Y si consideramos el orgasmo como la petit morte (así se concibe en ciertas teorías psiquiátricas), Kultur no se saldría de la temática propuesta por Liddell y Rigola. Hay que reconocerle cierta valentía a El Conde de Torrefiel para afrontar, en toda su crudeza, uno asunto sociológico central en nuestra época: el porno, que, consumido masivamente en internet (las estadísticas son brutales), podría verse también como la muerte del sentimiento en el sexo. O como el soma de una sociedad alienada. O sea, otra espita por la que liberar la presión del malestar general y evitar así propuestas colectivas de subversión. Sus consecuencias en generaciones nativas en lo digital son desastrosas: millones de jóvenes (y no tan jóvenes) confundidos y acomplejados. Muchos apuntan que la eclosión de las Manadas tiene bastante que ver con el gran atracón pornográfico propiciado por la Red. Kultur evidencia hasta qué punto está incrustado en nuestra conciencia contemporánea. Lo refleja con un realismo de frialdad quirúrgica. Es muy certera la representación de la experiencia a través de la pantalla, que ofrecen sin remilgos ni subterfugios: dos actores porno  consuman todas las prácticas habituales en ese registro audiovisual. El texto que escucha el público en los cascos que se le entregan a la entrada suena algo ampuloso por momentos y queda la sensación de que el atrevimiento artístico no termina de sacarle toda la sustancia a la cuestión planteada.

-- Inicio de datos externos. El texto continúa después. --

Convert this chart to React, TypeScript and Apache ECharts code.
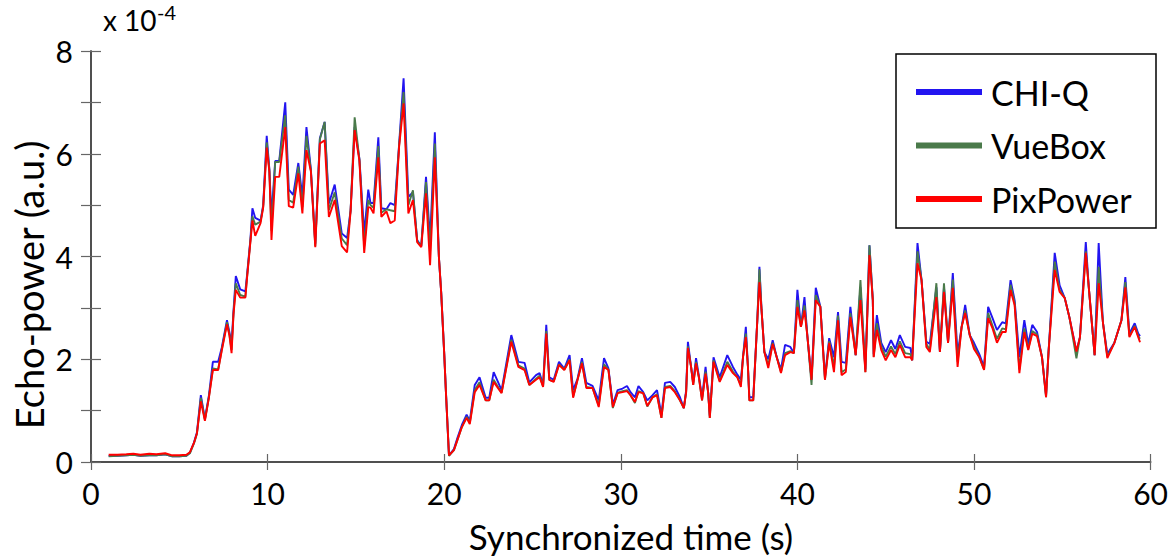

Y la directora brasileña Christiane Jatahy, una de las sensaciones en nuestros escenarios en los últimos años  y habitual en Gerona, presentó O agora que demora, donde parte de la Odisea de Homero para asomarnos al drama de la migración. Son diversos focos de tensión donde pone su cámara (buena parte de la representación se sostiene en la proyecciones en una gran pantalla, fundiendo así los códigos escénicos y cinematográficos). Viajamos con ella a Jenin (Palestina), a campos de refugiados en Libia y Grecia, a Johannesburgo, a la Amazonia y a Río de Janeiro. En estos dos últimos lugares Jatahy desvela también su trauma familiar: su padre, disidente contra la dictadura militar de Brasil, acabó desapareciendo en misteriosas circunstancias. En la pantalla y en las tablas emergen varios jóvenes de diversas nacionalidades que ha cruzado fronteras y padecido el recelo de las comunidades a las que han arribado. Cada uno porta su odisea a cuestas. Algunos, como Yara, refugiada Siria recuerdan que a pesar de todo todavía les queda una carta por jugar: son personas que, al menos, tendrán que morir dos veces.